Citigroup's 1Q Earnings are Fantasy
Citigroup reported a supposed 1Q profit today. The media is interpreting the release as a positive and a sign that the worst of the economic downturn may be over. The following includes excerpts from a Bloomberg article detailing the 1Q performance and my perspective on the results.
Citigroup $1.6 Billion Earnings Beat Estimates on Trading Gains, Accounting Rule
April 17 (Bloomberg) -- Citigroup Inc., the U.S. bank rescued by $45 billion in U.S. taxpayer funds, ended a five- quarter losing streak with a $1.6 billion profit on trading gains and an accounting benefit for companies in distress.
Wow. That sounds encouraging. Maybe the media is right and things are turning around.
While the bank cut compensation costs and took fewer writedowns, it couldn’t halt rising delinquencies on home and credit-card loans.
Uh oh. People are increasingly not paying their mortgages and credit card bills. That’s not good news. And rapidly rising unemployment is surely not going to help this trend.
Citigroup benefited from higher fixed-income trading revenue that also bolstered earnings at Goldman Sachs Group Inc. and JPMorgan Chase & Co. “We’ve seen good trading results from JPMorgan, from Goldman Sachs and now from Citi,” said Gary Townsend, chief executive officer of Hill-Townsend Capital LLC. “There is a question about sustainability, but it’s clearly a good sign for the sector.”
So let me get this straight. All the big firms benefited from trading gains associated with the recent run-up in the stock market. They effectively benefited because they happened to be in existence as investment banks as the market rose more than 20% in a month. These gains are not sustainable unless we see another equivalent stock market gain. What happens if the market stays flat or “unexpectedly” declines?
The company took $5.62 billion of writedowns on subprime- mortgage-related securities and other investments in its trading division, reflecting a further erosion in their market value. That compared with $14.1 billion of writedowns in the first quarter of 2008, giving the company a positive $8.47 billion revenue swing.
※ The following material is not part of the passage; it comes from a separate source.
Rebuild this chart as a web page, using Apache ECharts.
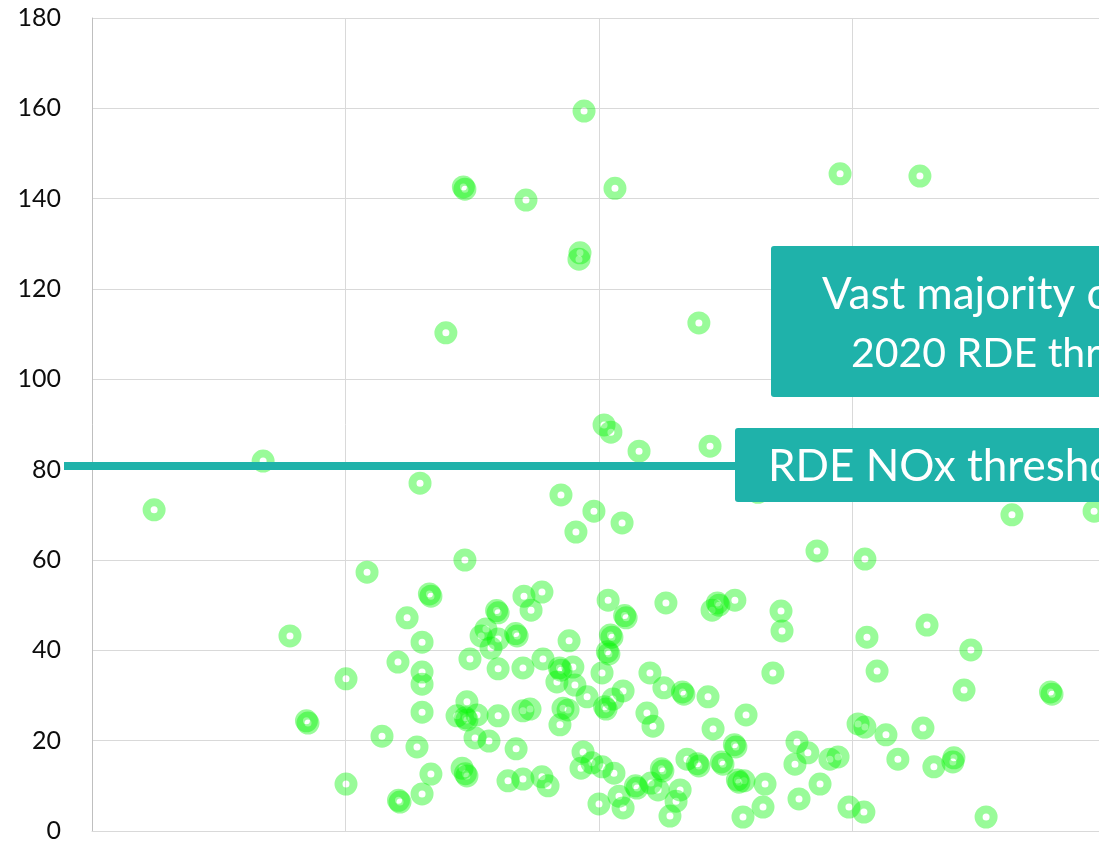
<!DOCTYPE html>
<html>
<head>
<meta charset="utf-8">
<script src="https://cdn.jsdelivr.net/npm/echarts@6/dist/echarts.min.js"></script>
<style>
html,body{margin:0;padding:0;background:#fff;}
#chart{width:1099px;height:843px;}
</style>
</head>
<body>
<div id="chart"></div>
<script>
// ---- data (x in gridline units, y = NOx value) ----
const xPos = [
  1.941,1.471,1.465,2.063,1.712,2.951,3.266,1.925,1.921,1.396,2.394,2.020,2.047,2.158,2.438,
  0.675,0.245,1.294,1.850,1.980,1.909,2.091,3.629,3.953,2.627,1.471,1.085,3.049,2.860,
  0.781,0.852,0.846,1.002,1.002,1.144,1.215,1.209,
  1.243,1.207,1.302,1.302,1.302,1.302,1.282,1.337,1.302,1.337,1.331,1.491,1.535,1.554,1.602,1.574,
  1.602,1.596,1.677,1.671,1.602,1.700,1.779,1.704,1.775,1.732,1.882,1.850,1.844,1.897,1.834,1.905,
  1.953,2.012,2.036,2.051,2.045,2.039,2.033,2.107,2.101,2.095,2.055,2.028,2.022,
  1.479,1.479,1.473,1.440,1.519,1.602,1.511,1.566,1.673,1.700,1.728,1.858,1.878,1.846,
  1.460,1.479,1.473,1.641,1.700,1.775,1.799,1.937,1.929,1.972,2.012,2.000,2.059,2.079,2.095,
  2.150,2.144,2.205,2.233,2.252,2.246,2.280,2.304,2.320,2.347,2.394,2.388,2.489,2.483,2.540,2.534,
  2.552,2.546,2.572,2.655,2.568,2.647,2.264,2.473,2.467,2.446,2.536,2.718,2.722,2.201,2.256,
  2.335,2.329,2.430,2.189,2.213,2.450,2.580,2.686,2.781,2.824,2.773,2.911,2.943,2.872,2.789,
  2.986,3.045,3.057,3.294,3.467,3.097,3.440,3.787,3.781,3.022,3.049,3.132,3.278,3.179,3.321,
  3.400,3.396,3.527
];
const noxValues = [
  159.4,142.1,142.6,142.3,139.7,145.5,145.0,128.0,126.6,110.3,112.5,89.9,88.3,84.1,85.2,
  81.9,71.1,77.0,74.4,70.8,66.2,68.2,70.0,70.8,75.0,60.0,57.3,60.2,62.0,
  43.2,23.9,24.4,33.7,10.4,21.0,6.4,6.8,
  47.2,37.4,41.8,35.2,32.5,26.3,18.6,12.6,8.2,52.0,52.5,38.1,43.2,44.7,42.5,40.5,
  48.3,48.8,43.2,43.7,35.9,36.1,38.1,52.0,52.9,48.9,42.1,35.6,36.1,36.3,33.0,32.3,
  29.7,35.0,51.1,42.9,43.4,39.2,39.7,47.2,47.7,31.0,29.2,27.0,27.5,
  28.6,24.6,25.1,25.5,25.7,25.5,20.6,19.9,18.2,26.6,27.0,27.2,26.8,23.5,
  13.9,12.2,12.7,11.1,11.5,12.0,10.0,17.5,13.9,15.1,14.2,6.0,12.8,7.7,5.1,
  9.5,10.0,10.6,9.1,13.3,13.8,3.3,6.6,9.1,15.9,14.4,14.9,14.8,15.3,18.6,19.1,
  10.8,11.3,11.1,10.4,3.1,5.3,50.5,50.0,50.5,48.9,51.1,48.7,44.3,35.0,31.7,
  30.3,30.8,29.7,26.1,23.2,22.6,25.7,35.0,19.7,17.3,14.8,15.9,16.4,10.4,7.1,
  5.3,4.2,42.9,45.6,40.1,35.4,31.2,30.3,30.8,23.7,23.0,21.3,22.8,15.9,14.2,
  16.2,15.3,3.1
];
const yTicks = [0, 20, 40, 60, 80, 100, 120, 140, 160, 180];
const thresholdValue = 80.8;
const thresholdLabel = 'RDE NOx threshold';
const noteLine1 = 'Vast majority of cars exceed the';
const noteLine2 = '2020 RDE threshold';

const points = xPos.map((x, i) => [x, noxValues[i]]);
const TEAL = '#1fb2aa';

const chart = echarts.init(document.getElementById('chart'), null, {renderer: 'canvas'});
chart.setOption({
  animation: false,
  backgroundColor: '#ffffff',
  grid: [
    {left: 92, right: -7, top: 18, bottom: 12, outerBoundsMode: 'none'},
    {left: 64, right: -7, top: 18, bottom: 12, outerBoundsMode: 'none'}
  ],
  xAxis: [
    {
      type: 'value', gridIndex: 0, min: 0, max: 4, interval: 1,
      axisLine: {show: true, lineStyle: {color: '#d9d9d9', width: 1}},
      axisTick: {show: false},
      axisLabel: {show: false},
      splitLine: {show: true, lineStyle: {color: '#d9d9d9', width: 1}}
    },
    {
      type: 'value', gridIndex: 1, min: 0, max: 1, show: false,
      splitLine: {show: false}
    }
  ],
  yAxis: [
    {
      type: 'value', gridIndex: 0, min: yTicks[0], max: yTicks[yTicks.length - 1], interval: 20,
      axisLine: {show: true, lineStyle: {color: '#bfbfbf', width: 1}},
      axisTick: {show: false},
      axisLabel: {
        show: true, margin: 31, color: '#0d0d0d',
        fontFamily: 'Lato', fontSize: 25
      },
      splitLine: {show: true, lineStyle: {color: '#d9d9d9', width: 1}}
    },
    {
      type: 'value', gridIndex: 1, min: yTicks[0], max: yTicks[yTicks.length - 1], show: false,
      splitLine: {show: false}
    }
  ],
  series: [
    {
      type: 'scatter',
      xAxisIndex: 0, yAxisIndex: 0,
      data: points,
      symbol: 'circle',
      symbolSize: 15,
      itemStyle: {color: 'rgba(0,0,0,0)', borderColor: 'rgba(0,244,0,0.5)', borderWidth: 8},
      emphasis: {disabled: true},
      z: 2
    },
    {
      type: 'line',
      xAxisIndex: 1, yAxisIndex: 1,
      data: [[0, thresholdValue], [1, thresholdValue]],
      symbol: 'none',
      lineStyle: {color: TEAL, width: 8},
      silent: true,
      z: 5
    }
  ],
  graphic: [
    {
      type: 'rect', z: 100,
      shape: {x: 771, y: 246, width: 420, height: 151, r: 3},
      style: {fill: TEAL}
    },
    {
      type: 'text', z: 101, x: 822, y: 295,
      style: {text: noteLine1, fill: '#ffffff', font: '44px Lato', textAlign: 'left', textVerticalAlign: 'middle'}
    },
    {
      type: 'text', z: 101, x: 851, y: 354,
      style: {text: noteLine2, fill: '#ffffff', font: '41px Lato', textAlign: 'left', textVerticalAlign: 'middle'}
    },
    {
      type: 'rect', z: 100,
      shape: {x: 735, y: 428, width: 420, height: 74, r: 3},
      style: {fill: TEAL}
    },
    {
      type: 'text', z: 101, x: 768, y: 467,
      style: {text: thresholdLabel, fill: '#ffffff', font: '44px Lato', textAlign: 'left', textVerticalAlign: 'middle'}
    }
  ]
});
</script>
</body>
</html>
Well I guess only writing down $5.6 billion is better than $14.1 billion but doesn’t that still seem like a problem. And aren’t foreclosures continuing to rise?
Citigroup posted a $2.5 billion gain from accounting rules that allows companies to profit when their own creditworthiness declines. The rules reflect the possibility that a company could buy back its own liabilities at a discount, which under traditional accounting methods would result in a profit.
What??? Citigroup made $1.6 billion in the 1Q. But $2.5 billion of it was because their creditworthiness declined. So without Citigroup’s survivability being called into question they would have lost $900 million? What a tremendous business model. If they could only reduce the value of their bonds to zero they could really make some money! I wonder how much money Lehman Brothers made off its own bankruptcy?
He (Pandit) also shifted some of Citigroup’s distressed trading securities into a long-term “held-to-maturity” investment status, sheltering them from further writedowns while betting the debt instruments will eventually pay off.
This is the direct result of suspending mark-to-market accounting. Nothing has changed. Citigroup still owns the bad and deteriorating assets. But thanks to the magic of arbitrarily changing accounting rules whenever it is expedient to do so, Citigroup can pretend to not be losing money.
It’s a nice fantasy that if you claim to want to hold assets until they expire that they will end up being worth more than their current market value. But the reality is that they could also end up being worth less. Isn’t the housing market still falling? Aren’t property values decreasing? Foreclosures set new records every day. Each foreclosure permanently impairs the value of the securities that are now being held-to-maturity.
Anyone who concludes that Citigroup’s “profit” is real, or that the downturn is over for the economy or the company, is delusional.